The last years of Qin Shi Huang’s life were dominated by an ever-growing distrust of his entourage—at least three assassination attempts nearly succeeded—and his increasing isolation from the common people. Almost inaccessible in his huge palaces, the emperor led the life of a semidivine being. In 210 Qin Shi Huang died during an inspection tour. He was buried in a gigantic funerary compound hewn out of a mountain and shaped in conformity with the symbolic patterns of the cosmos. (Excavation of this enormous complex of some 20 square miles [50 square km]—now known as the Qin tomb—began in 1974, and the complex was designated a UNESCO World Heritage site in 1987. Among the findings at the site were some 8,000 life-sized terra-cotta soldier and horse figures forming an “army” for the dead king.) The disappearance of Qin Shi Huang’s forceful personality immediately led to the outbreak of fighting among supporters of the old feudal factions that ended in the collapse of the Qin dynasty and the extermination of the entire imperial clan by 206.

Terra-cotta soldiers and horses in the tomb of the Qin emperor Shihuangdi, near Xi'an, Shaanxi province, China.


Most of the information about Qin Shi Huang’s life derives from the successor Han dynasty, which prized Confucian scholarship and thus had an interest in disparaging the Qin period. The report that Qin Shi Huang was an illegitimate son of Lü Buwei is possibly an invention of that epoch. Further, stories describing his excessive cruelty and the general defamation of his character must be viewed in the light of the distaste felt by the ultimately victorious Confucians for legalist philosophy in general.

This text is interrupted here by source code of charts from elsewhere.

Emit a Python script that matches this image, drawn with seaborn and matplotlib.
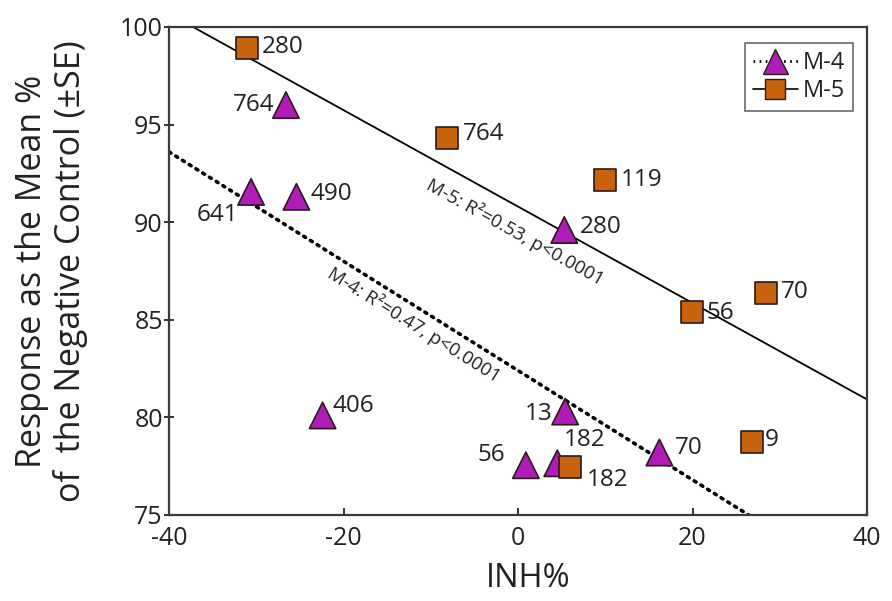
import numpy as np
import pandas as pd
import matplotlib
matplotlib.use("Agg")
import matplotlib.pyplot as plt
import seaborn as sns
from matplotlib.lines import Line2D

# data
m4_inh = [-26.6, -30.6, -25.4, 5.3, -22.4, 5.4, 0.9, 4.5, 16.2]
m4_resp = [96.0, 91.55, 91.3, 89.6, 80.1, 80.3, 77.55, 77.65, 78.2]
m4_ids = ["764", "641", "490", "280", "406", "13", "56", "182", "70"]

m5_inh = [-31.1, -8.1, 10.0, 19.9, 28.4, 26.8, 6.0]
m5_resp = [98.9, 94.3, 92.15, 85.4, 86.35, 78.75, 77.45]
m5_ids = ["280", "764", "119", "56", "70", "9", "182"]

# regression lines (intercept at INH=0, slope)
m4_fit = (82.4, -0.280)
m5_fit = (90.8, -0.247)

m4_label = "M-4: R²=0.47, p<0.0001"
m5_label = "M-5: R²=0.53, p<0.0001"

# label offsets in points (dx, dy, ha)
m4_off = [(-8, 0, "right"), (-9.5, -16.5, "right"), (10, 2, "left"),
          (11.5, 2, "left"), (7, 7, "left"), (-9, -1.5, "right"),
          (-15, 7, "right"), (19.5, 17, "center"), (11.5, 3, "left")]
m5_off = [(11, 1, "left"), (11, 3, "left"), (11, 0, "left"),
          (11, -1, "left"), (11, 1, "left"), (9, 1, "left"),
          (12, -9, "left")]

df = pd.DataFrame({
    "INH": m4_inh + m5_inh,
    "resp": m4_resp + m5_resp,
    "model": ["M-4"] * len(m4_inh) + ["M-5"] * len(m5_inh),
})

sns.set_theme(style="ticks")
plt.rcParams["font.family"] = ["Open Sans", "DejaVu Sans"]
plt.rcParams["axes.unicode_minus"] = False

purple = "#B01CB8"
orange = "#C8620C"
ink = "#222222"
edge = "#2a1a1a"

fig = plt.figure(figsize=(8.92, 6.01), dpi=100)
ax = fig.add_axes([0.1895, 0.1431, 0.7825, 0.812])

xs = np.array([-40, 40])
ax.plot(xs, m4_fit[0] + m4_fit[1] * xs, color="black", lw=2.6,
        ls=(0, (0.6, 1.6)), dash_capstyle="round", zorder=1)
ax.plot(xs, m5_fit[0] + m5_fit[1] * xs, color="black", lw=1.3, zorder=1)

sns.scatterplot(data=df, x="INH", y="resp", hue="model", style="model",
                markers={"M-4": "^", "M-5": "s"},
                palette={"M-4": purple, "M-5": orange},
                size="model", sizes={"M-4": 360, "M-5": 250},
                edgecolor=edge, linewidth=1.2, legend=False,
                ax=ax, zorder=3)

for x, y, t, (dx, dy, ha) in zip(m4_inh, m4_resp, m4_ids, m4_off):
    ax.annotate(t, (x, y), xytext=(dx, dy), textcoords="offset points",
                ha=ha, va="center", fontsize=17.5, color=ink)
for x, y, t, (dx, dy, ha) in zip(m5_inh, m5_resp, m5_ids, m5_off):
    ax.annotate(t, (x, y), xytext=(dx, dy), textcoords="offset points",
                ha=ha, va="center", fontsize=17.5, color=ink)

# fit labels sit along their lines
x5 = 1.0
ax.annotate(m5_label, (x5, m5_fit[0] + m5_fit[1] * x5), xytext=(-8, -14.5),
            textcoords="offset points", rotation=-29, rotation_mode="anchor",
            ha="center", va="center", fontsize=13.5, color=ink)
x4 = -11.0
ax.annotate(m4_label, (x4, m4_fit[0] + m4_fit[1] * x4), xytext=(-6, -10),
            textcoords="offset points", rotation=-32, rotation_mode="anchor",
            ha="center", va="center", fontsize=13.5, color=ink)

ax.set_xlim(-40, 40)
ax.set_ylim(75, 100)
ax.set_xticks([-40, -20, 0, 20, 40])
ax.set_yticks([75, 80, 85, 90, 95, 100])
ax.tick_params(axis="x", direction="in", length=5, width=1.3, labelsize=18,
               colors=ink, labelcolor=ink, pad=8)
ax.tick_params(axis="y", direction="inout", length=7, width=1.3,
               labelsize=18, colors=ink, labelcolor=ink, pad=1)
for s in ax.spines.values():
    s.set_linewidth(1.6)
    s.set_color("#3a3a3a")

ax.set_xlabel("INH%", fontsize=23.5, color=ink, va="center")
ax.xaxis.set_label_coords(0.514, -0.131)
ax.set_ylabel("Response as the Mean %\nof  the Negative Control (±SE)",
              fontsize=24.5, color=ink, va="center", linespacing=1.15)
ax.yaxis.set_label_coords(-0.168, 0.5)

handles = [
    Line2D([], [], color="black", ls=(0, (0.6, 1.6)), lw=2,
           marker="^", markersize=18, markerfacecolor=purple,
           markeredgecolor=edge, label="M-4"),
    Line2D([], [], color="black", lw=1.2,
           marker="s", markersize=15, markerfacecolor=orange,
           markeredgecolor=edge, label="M-5"),
]
leg = ax.legend(handles=handles, loc="upper right", fontsize=17,
                frameon=True, fancybox=False, handlelength=1.9,
                handletextpad=0.2, borderpad=0.35, labelspacing=0.15,
                borderaxespad=0, bbox_to_anchor=(0.98, 0.967))
leg.get_frame().set_edgecolor("#444444")
leg.get_frame().set_linewidth(1.2)
for t in leg.get_texts():
    t.set_color(ink)

fig.savefig("out.png", dpi=100)
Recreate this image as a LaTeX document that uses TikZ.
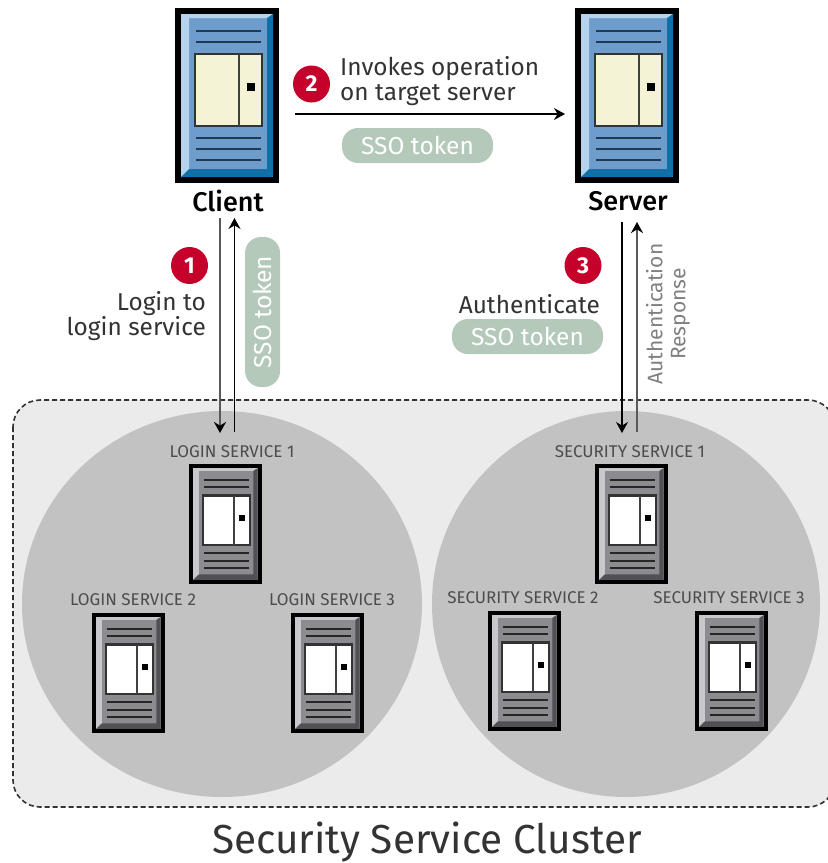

Qin Shi Huang certainly had an imposing personality and showed an unbending will in pursuing his aim of uniting and strengthening the empire. His despotic rule and the draconian punishments he meted out were dictated largely by his belief in legalist ideas. With few exceptions, the traditional historiography of imperial China has regarded him as the villain par excellence, inhuman, uncultivated, and superstitious. Modern historians, however, generally stress the endurance of the bureaucratic and administrative structure institutionalized by Qin Shi Huang, which, despite its official denial, remained the basis of all subsequent dynasties in China.

As the chief eunuch to Shihuangdi, Zhao Gao handled all the emperor’s communications with the outside world, so that he had no difficulty in concealing Shihuangdi’s death while on a trip in 210 bce. The emperor’s eldest son was in exile on the northern frontier because he had opposed the measures of the minister Li Si to burn all books as a means of proscribing heterodox thought. The emperor’s last orders were contained in a sealed letter to his eldest son, whom he named heir apparent. Fearing that the crown prince, if he succeeded to the throne, would have them dismissed and probably killed, Li and Zhao forged a letter to the prince and his companion Meng Tian, the commander of the army of the north, ordering them to commit suicide. The forgery was not immediately discovered, and the two men died. Li and Zhao hastened to return to the capital with the dead emperor, concealing the malodorous corpse in a wagon load of salt fish attached to the rear of the imperial carriage. The conspirators then forged a decree that called for the emperor’s infant son, Hu Hai, to ascend the throne.

Li and Zhao soon turned on one another, and Zhao had Li executed. Rebellions thereupon erupted throughout the country, and the rebels soon marched on the capital. Zhao executed the puppet sovereign and set another man on the throne, whom he also attempted to execute. His plot discovered, Zhao was assassinated as he entered the palace.